▸ Raw data
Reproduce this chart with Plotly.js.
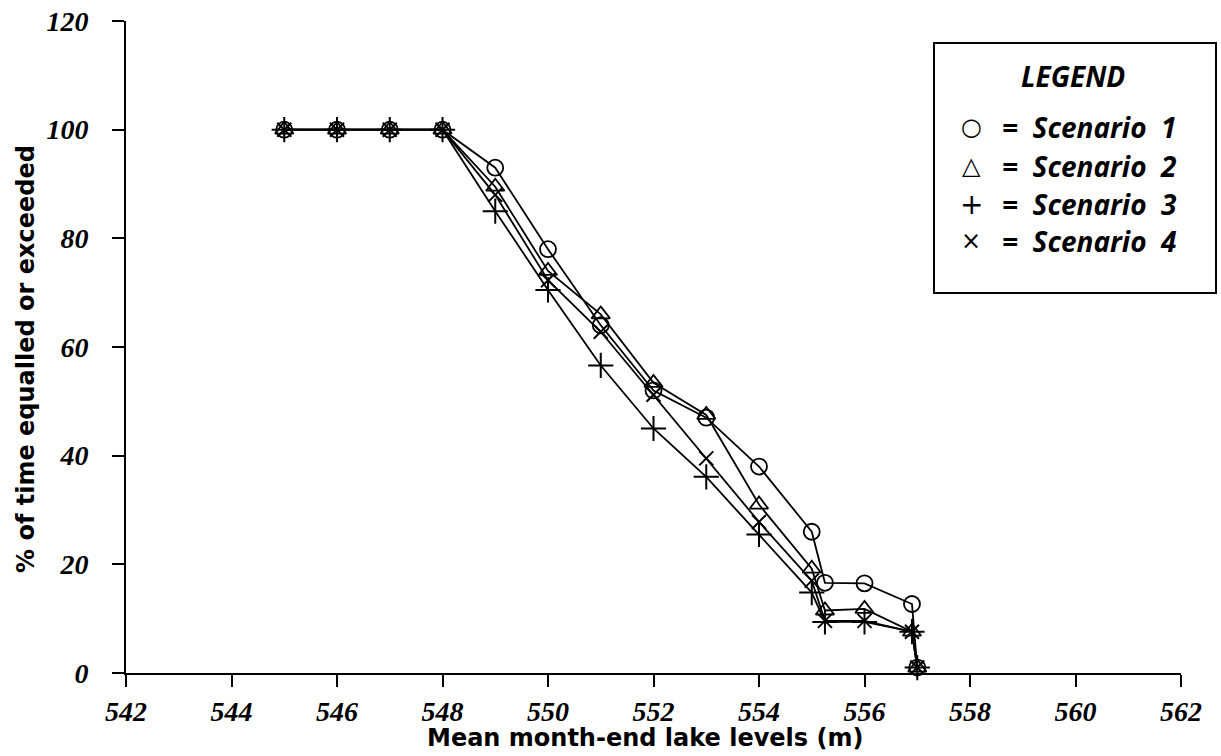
<!DOCTYPE html>
<html>
<head>
<meta charset="utf-8">
<script src="https://cdn.plot.ly/plotly-3.0.1.min.js"></script>
<style>
  html, body { margin: 0; padding: 0; background: #fff; }
  #chart { width: 1221px; height: 756px; }
</style>
</head>
<body>
<div id="chart"></div>
<script>
// ---- data ----
const lakeLevels = [545, 546, 547, 548, 549, 550, 551, 552, 553, 554, 555, 555.25, 556, 556.9, 557];
const scenario1 = [100, 100, 100, 100, 93, 78, 64, 52, 47, 38, 26, 16.6, 16.5, 12.7, 1];
const scenario2 = [100, 100, 100, 100, 89.5, 74, 66, 53.4, 47.5, 31, 19.2, 11.5, 11.8, 7.6, 1];
const scenario3 = [100, 100, 100, 100, 85, 70.5, 56.6, 45, 36.1, 25.5, 14.8, 9.4, 9.4, 7.6, 1];
const scenario4 = [100, 100, 100, 100, 88, 72.3, 62.8, 51.2, 39.5, 27.8, 17, 9.6, 9.6, 7.6, 1];
const seriesNames = ['Scenario 1', 'Scenario 2', 'Scenario 3', 'Scenario 4'];
const legendSymbols = ['○', '△', '+', '×'];
const xTicks = [542, 544, 546, 548, 550, 552, 554, 556, 558, 560, 562];
const yTicks = [0, 20, 40, 60, 80, 100, 120];

// ---- styling ----
const W = 1221, H = 756;
const M = { l: 126, r: 40, t: 21, b: 83 };
const pw = W - M.l - M.r, ph = H - M.t - M.b;
const px2x = p => (p - M.l) / pw;
const py2y = p => 1 - (p - M.t) / ph;

const tickFont = { family: 'Liberation Serif, Times New Roman, serif', size: 28, color: '#000', weight: 700, style: 'italic' };
const titleFont = { family: 'DejaVu Sans, Arial, sans-serif', size: 24, color: '#000', weight: 700 };
const legFont = { family: 'Open Sans, Lato, sans-serif', size: 28, color: '#000', weight: 700, style: 'italic' };
const legRowFont = Object.assign({}, legFont, { size: 28 });

const markerDefs = [
  { symbol: 'circle-open', size: 16, line: { width: 1.8, color: '#000' } },
  { symbol: 'triangle-up-open', size: 16, line: { width: 1.8, color: '#000' } },
  { symbol: 'cross-thin-open', size: 18, line: { width: 2, color: '#000' } },
  { symbol: 'x-thin-open', size: 14, line: { width: 2, color: '#000' } }
];
const allSeries = [scenario1, scenario2, scenario3, scenario4];

const traces = allSeries.map((ys, i) => ({
  type: 'scatter',
  mode: 'lines+markers',
  name: seriesNames[i],
  x: lakeLevels,
  y: ys,
  line: { color: '#000', width: 1.8 },
  marker: Object.assign({ color: '#000' }, markerDefs[i]),
  cliponaxis: false,
  showlegend: false
}));

// legend (drawn as a box with text) and axis titles
const rowY = [127, 166, 204, 241];
const annotations = [
  { text: 'LEGEND', x: px2x(1073), y: py2y(76), xref: 'paper', yref: 'paper',
    showarrow: false, xanchor: 'center', yanchor: 'middle', font: legFont },
  { text: 'Mean month-end lake levels (m)', x: px2x(645), y: py2y(738), xref: 'paper', yref: 'paper',
    showarrow: false, xanchor: 'center', yanchor: 'middle', font: titleFont },
  { text: '% of time equalled or exceeded', x: px2x(26), y: py2y(359), xref: 'paper', yref: 'paper',
    showarrow: false, xanchor: 'center', yanchor: 'middle', textangle: -90, font: titleFont }
];
seriesNames.forEach((n, i) => {
  annotations.push({
    text: legendSymbols[i], x: px2x(971), y: py2y(rowY[i]), xref: 'paper', yref: 'paper',
    showarrow: false, xanchor: 'center', yanchor: 'middle',
    font: { family: 'DejaVu Sans, sans-serif', size: i === 2 ? 28 : 24, color: '#000' }
  });
  annotations.push({
    text: '=  ' + n.replace(' ', '  '), x: px2x(1000), y: py2y(rowY[i]), xref: 'paper', yref: 'paper',
    showarrow: false, xanchor: 'left', yanchor: 'middle', font: legRowFont
  });
});

const layout = {
  width: W, height: H,
  margin: M,
  paper_bgcolor: '#fff', plot_bgcolor: '#fff',
  showlegend: false,
  xaxis: {
    range: [542, 562], tickvals: xTicks, ticktext: xTicks.map(String),
    showline: true, linecolor: '#000', linewidth: 2,
    ticks: 'outside', ticklen: 12, tickwidth: 2, tickcolor: '#000',
    showgrid: false, zeroline: false, tickfont: tickFont, ticklabelstandoff: 0
  },
  yaxis: {
    range: [0, 120], tickvals: yTicks, ticktext: yTicks.map(String),
    showline: true, linecolor: '#000', linewidth: 2,
    ticks: 'outside', ticklen: 12, tickwidth: 2, tickcolor: '#000',
    showgrid: false, zeroline: false, tickfont: tickFont, ticklabelstandoff: 18
  },
  shapes: [
    { type: 'rect', xref: 'paper', yref: 'paper',
      x0: px2x(934), x1: px2x(1216), y0: py2y(43), y1: py2y(293),
      line: { color: '#000', width: 2 }, fillcolor: 'rgba(0,0,0,0)' }
  ],
  annotations: annotations
};

Plotly.newPlot('chart', traces, layout, { displayModeBar: false, staticPlot: true });
</script>
</body>
</html>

▸ Do this
Repeat the listing above up to and including the line with "const allSeries = [scenario1, scenario2, scenario3, scenario4];", starting from its first line. Drop any pictures.

▸ Exercise result
Reproduce this chart with Plotly.js.
<!DOCTYPE html>
<html>
<head>
<meta charset="utf-8">
<script src="https://cdn.plot.ly/plotly-3.0.1.min.js"></script>
<style>
  html, body { margin: 0; padding: 0; background: #fff; }
  #chart { width: 1221px; height: 756px; }
</style>
</head>
<body>
<div id="chart"></div>
<script>
// ---- data ----
const lakeLevels = [545, 546, 547, 548, 549, 550, 551, 552, 553, 554, 555, 555.25, 556, 556.9, 557];
const scenario1 = [100, 100, 100, 100, 93, 78, 64, 52, 47, 38, 26, 16.6, 16.5, 12.7, 1];
const scenario2 = [100, 100, 100, 100, 89.5, 74, 66, 53.4, 47.5, 31, 19.2, 11.5, 11.8, 7.6, 1];
const scenario3 = [100, 100, 100, 100, 85, 70.5, 56.6, 45, 36.1, 25.5, 14.8, 9.4, 9.4, 7.6, 1];
const scenario4 = [100, 100, 100, 100, 88, 72.3, 62.8, 51.2, 39.5, 27.8, 17, 9.6, 9.6, 7.6, 1];
const seriesNames = ['Scenario 1', 'Scenario 2', 'Scenario 3', 'Scenario 4'];
const legendSymbols = ['○', '△', '+', '×'];
const xTicks = [542, 544, 546, 548, 550, 552, 554, 556, 558, 560, 562];
const yTicks = [0, 20, 40, 60, 80, 100, 120];

// ---- styling ----
const W = 1221, H = 756;
const M = { l: 126, r: 40, t: 21, b: 83 };
const pw = W - M.l - M.r, ph = H - M.t - M.b;
const px2x = p => (p - M.l) / pw;
const py2y = p => 1 - (p - M.t) / ph;

const tickFont = { family: 'Liberation Serif, Times New Roman, serif', size: 28, color: '#000', weight: 700, style: 'italic' };
const titleFont = { family: 'DejaVu Sans, Arial, sans-serif', size: 24, color: '#000', weight: 700 };
const legFont = { family: 'Open Sans, Lato, sans-serif', size: 28, color: '#000', weight: 700, style: 'italic' };
const legRowFont = Object.assign({}, legFont, { size: 28 });

const markerDefs = [
  { symbol: 'circle-open', size: 16, line: { width: 1.8, color: '#000' } },
  { symbol: 'triangle-up-open', size: 16, line: { width: 1.8, color: '#000' } },
  { symbol: 'cross-thin-open', size: 18, line: { width: 2, color: '#000' } },
  { symbol: 'x-thin-open', size: 14, line: { width: 2, color: '#000' } }
];
const allSeries = [scenario1, scenario2, scenario3, scenario4];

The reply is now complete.